Source code of charts
━━━━

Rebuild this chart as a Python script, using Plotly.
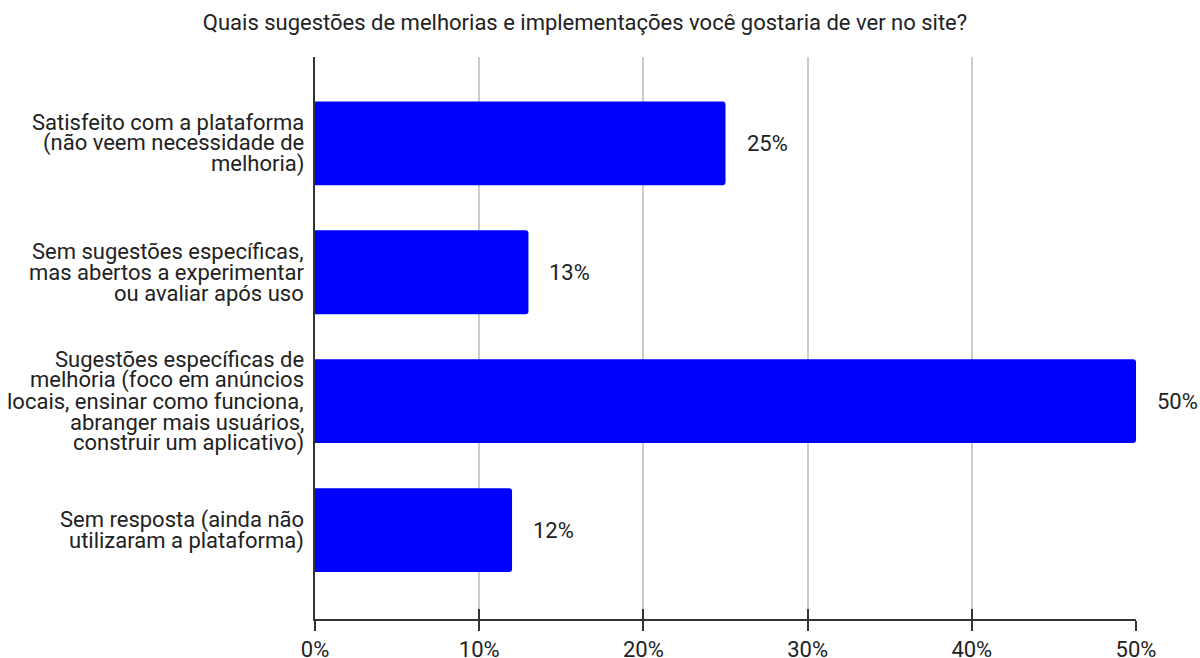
import plotly.graph_objects as go

# Survey categories (top to bottom), one entry per text line, and share of responses in percent
category_lines = [
    ["Satisfeito com a plataforma", "(não veem necessidade de", "melhoria)"],
    ["Sem sugestões específicas,", "mas abertos a experimentar", "ou avaliar após uso"],
    ["Sugestões específicas de", "melhoria (foco em anúncios", "locais, ensinar como funciona,",
     "abranger mais usuários,", "construir um aplicativo)"],
    ["Sem resposta (ainda não", "utilizaram a plataforma)"],
]
categories = [" ".join(lines) for lines in category_lines]
values = [25, 13, 50, 12]
value_labels = ["25%", "13%", "50%", "12%"]
x_ticks = [0, 10, 20, 30, 40, 50]
x_tick_labels = ["0%", "10%", "20%", "30%", "40%", "50%"]

title_text = "Quais sugestões de melhorias e implementações você gostaria de ver no site?"

FONT = "Roboto, Arial, sans-serif"
FONT_SIZE = 22
LINE_HEIGHT = 21
TEXT_COLOR = "#222222"
BAR_COLOR = "#0000ff"
AXIS_COLOR = "#333333"

fig = go.Figure()

fig.add_trace(go.Bar(
    x=values,
    y=categories,
    orientation="h",
    marker=dict(color=BAR_COLOR, line=dict(width=0), cornerradius=3),
    hoverinfo="skip",
))

# Companion trace so the overlay axis (inner tick halves) is drawn
fig.add_trace(go.Scatter(
    x=values, y=categories, xaxis="x2", mode="markers",
    marker=dict(opacity=0), hoverinfo="skip", showlegend=False,
))

# Value labels just beyond each bar end
for v, c, lab in zip(values, categories, value_labels):
    fig.add_annotation(
        x=v, y=c, xref="x", yref="y", text=lab, showarrow=False,
        xanchor="left", yanchor="middle", xshift=19,
        font=dict(family=FONT, size=FONT_SIZE, color=TEXT_COLOR),
    )

# Category labels, right-aligned against the axis with tight line spacing
for c, lines in zip(categories, category_lines):
    n = len(lines)
    for i, line in enumerate(lines):
        fig.add_annotation(
            x=0, y=c, xref="paper", yref="y", text=line, showarrow=False,
            xanchor="right", yanchor="middle", align="right",
            xshift=-9, yshift=((n - 1) / 2 - i) * LINE_HEIGHT,
            font=dict(family=FONT, size=FONT_SIZE, color=TEXT_COLOR),
        )

fig.update_layout(
    width=1200, height=658,
    margin=dict(l=315, r=64, t=57, b=39),
    paper_bgcolor="white", plot_bgcolor="white",
    showlegend=False,
    bargap=0.35,
    font=dict(family=FONT, size=FONT_SIZE, color=TEXT_COLOR),
    title=dict(
        text=title_text, x=0.4875, xanchor="center", xref="container",
        y=1 - 22 / 658, yanchor="middle", yref="container",
        font=dict(family=FONT, size=FONT_SIZE, color=TEXT_COLOR),
    ),
    xaxis=dict(
        range=[0, 50], tickvals=x_ticks, ticktext=x_tick_labels,
        showgrid=True, gridcolor="#cccccc", gridwidth=1.5,
        zeroline=False, showline=True, linecolor=AXIS_COLOR, linewidth=1.5,
        ticks="outside", ticklen=10, tickwidth=1.5, tickcolor=AXIS_COLOR,
        tickfont=dict(family=FONT, size=FONT_SIZE, color=TEXT_COLOR),
        automargin=False, fixedrange=True,
    ),
    xaxis2=dict(
        range=[0, 50], tickvals=x_ticks, overlaying="x", anchor="y",
        side="bottom", showgrid=False, zeroline=False, showline=False,
        showticklabels=False, ticks="inside", ticklen=10, tickwidth=1.5,
        tickcolor=AXIS_COLOR, automargin=False, fixedrange=True,
    ),
    yaxis=dict(
        range=[3.69, -0.67], showgrid=False, zeroline=False,
        showline=True, linecolor=AXIS_COLOR, linewidth=1.5,
        ticks="", showticklabels=False,
        automargin=False, fixedrange=True,
    ),
)

fig.write_html("out.html", config={"displayModeBar": False})
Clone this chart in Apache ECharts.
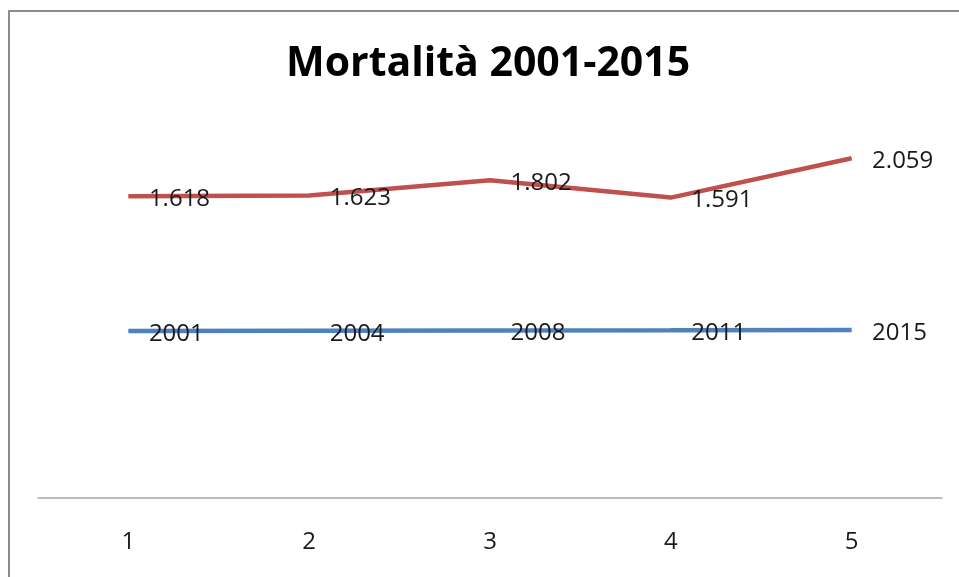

━━━━

- _Written task_
Every line from the top of the material above through the line with "import plotly.graph_objects as go" should be duplicated exactly, please; leave out the pictures.

- _Response to this exercise_
Rebuild this chart as a Python script, using Plotly.
import plotly.graph_objects as go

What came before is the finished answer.